■ THE TASK:
Restate the data below word for word. Skip any images it contains.

--------------------

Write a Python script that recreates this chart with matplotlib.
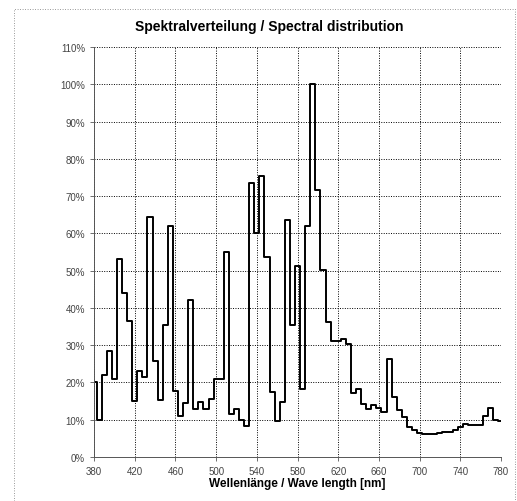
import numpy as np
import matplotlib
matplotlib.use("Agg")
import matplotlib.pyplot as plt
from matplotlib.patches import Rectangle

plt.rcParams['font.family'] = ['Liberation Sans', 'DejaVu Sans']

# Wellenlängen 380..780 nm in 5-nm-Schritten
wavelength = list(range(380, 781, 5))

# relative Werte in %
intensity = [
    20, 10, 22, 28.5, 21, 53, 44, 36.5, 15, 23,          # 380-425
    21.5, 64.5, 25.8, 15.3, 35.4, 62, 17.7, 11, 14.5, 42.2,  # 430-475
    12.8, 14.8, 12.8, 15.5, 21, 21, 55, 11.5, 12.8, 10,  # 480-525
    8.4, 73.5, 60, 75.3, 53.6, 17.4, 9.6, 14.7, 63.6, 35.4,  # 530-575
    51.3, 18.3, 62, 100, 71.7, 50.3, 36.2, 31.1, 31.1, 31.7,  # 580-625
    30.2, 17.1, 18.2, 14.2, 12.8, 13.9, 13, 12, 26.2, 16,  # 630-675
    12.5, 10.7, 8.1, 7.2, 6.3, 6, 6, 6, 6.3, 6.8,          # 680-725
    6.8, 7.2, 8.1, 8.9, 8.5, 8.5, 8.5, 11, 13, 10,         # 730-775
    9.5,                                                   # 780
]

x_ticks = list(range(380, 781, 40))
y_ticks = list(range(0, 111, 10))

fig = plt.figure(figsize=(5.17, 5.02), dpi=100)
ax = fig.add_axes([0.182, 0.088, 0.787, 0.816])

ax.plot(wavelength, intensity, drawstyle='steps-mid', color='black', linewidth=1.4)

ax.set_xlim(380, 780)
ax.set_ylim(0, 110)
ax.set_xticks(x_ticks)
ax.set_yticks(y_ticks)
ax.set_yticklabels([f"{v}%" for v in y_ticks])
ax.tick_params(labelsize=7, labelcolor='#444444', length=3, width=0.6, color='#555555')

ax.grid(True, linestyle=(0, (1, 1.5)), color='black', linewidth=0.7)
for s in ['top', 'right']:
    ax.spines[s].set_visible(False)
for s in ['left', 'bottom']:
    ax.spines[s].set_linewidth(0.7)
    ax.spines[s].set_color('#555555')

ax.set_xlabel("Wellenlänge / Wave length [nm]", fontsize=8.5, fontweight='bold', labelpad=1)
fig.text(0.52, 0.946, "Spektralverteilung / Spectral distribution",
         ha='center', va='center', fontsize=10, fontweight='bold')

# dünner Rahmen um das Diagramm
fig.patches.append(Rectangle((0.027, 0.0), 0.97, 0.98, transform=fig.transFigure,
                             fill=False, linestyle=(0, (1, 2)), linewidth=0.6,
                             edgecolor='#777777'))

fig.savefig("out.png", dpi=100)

--------------------

■ REPLY TO THE EXERCISE:
Write a Python script that recreates this chart with matplotlib.
import numpy as np
import matplotlib
matplotlib.use("Agg")
import matplotlib.pyplot as plt
from matplotlib.patches import Rectangle

plt.rcParams['font.family'] = ['Liberation Sans', 'DejaVu Sans']

# Wellenlängen 380..780 nm in 5-nm-Schritten
wavelength = list(range(380, 781, 5))

# relative Werte in %
intensity = [
    20, 10, 22, 28.5, 21, 53, 44, 36.5, 15, 23,          # 380-425
    21.5, 64.5, 25.8, 15.3, 35.4, 62, 17.7, 11, 14.5, 42.2,  # 430-475
    12.8, 14.8, 12.8, 15.5, 21, 21, 55, 11.5, 12.8, 10,  # 480-525
    8.4, 73.5, 60, 75.3, 53.6, 17.4, 9.6, 14.7, 63.6, 35.4,  # 530-575
    51.3, 18.3, 62, 100, 71.7, 50.3, 36.2, 31.1, 31.1, 31.7,  # 580-625
    30.2, 17.1, 18.2, 14.2, 12.8, 13.9, 13, 12, 26.2, 16,  # 630-675
    12.5, 10.7, 8.1, 7.2, 6.3, 6, 6, 6, 6.3, 6.8,          # 680-725
    6.8, 7.2, 8.1, 8.9, 8.5, 8.5, 8.5, 11, 13, 10,         # 730-775
    9.5,                                                   # 780
]

x_ticks = list(range(380, 781, 40))
y_ticks = list(range(0, 111, 10))

fig = plt.figure(figsize=(5.17, 5.02), dpi=100)
ax = fig.add_axes([0.182, 0.088, 0.787, 0.816])

ax.plot(wavelength, intensity, drawstyle='steps-mid', color='black', linewidth=1.4)

ax.set_xlim(380, 780)
ax.set_ylim(0, 110)
ax.set_xticks(x_ticks)
ax.set_yticks(y_ticks)
ax.set_yticklabels([f"{v}%" for v in y_ticks])
ax.tick_params(labelsize=7, labelcolor='#444444', length=3, width=0.6, color='#555555')

ax.grid(True, linestyle=(0, (1, 1.5)), color='black', linewidth=0.7)
for s in ['top', 'right']:
    ax.spines[s].set_visible(False)
for s in ['left', 'bottom']:
    ax.spines[s].set_linewidth(0.7)
    ax.spines[s].set_color('#555555')

ax.set_xlabel("Wellenlänge / Wave length [nm]", fontsize=8.5, fontweight='bold', labelpad=1)
fig.text(0.52, 0.946, "Spektralverteilung / Spectral distribution",
         ha='center', va='center', fontsize=10, fontweight='bold')

# dünner Rahmen um das Diagramm
fig.patches.append(Rectangle((0.027, 0.0), 0.97, 0.98, transform=fig.transFigure,
                             fill=False, linestyle=(0, (1, 2)), linewidth=0.6,
                             edgecolor='#777777'))

fig.savefig("out.png", dpi=100)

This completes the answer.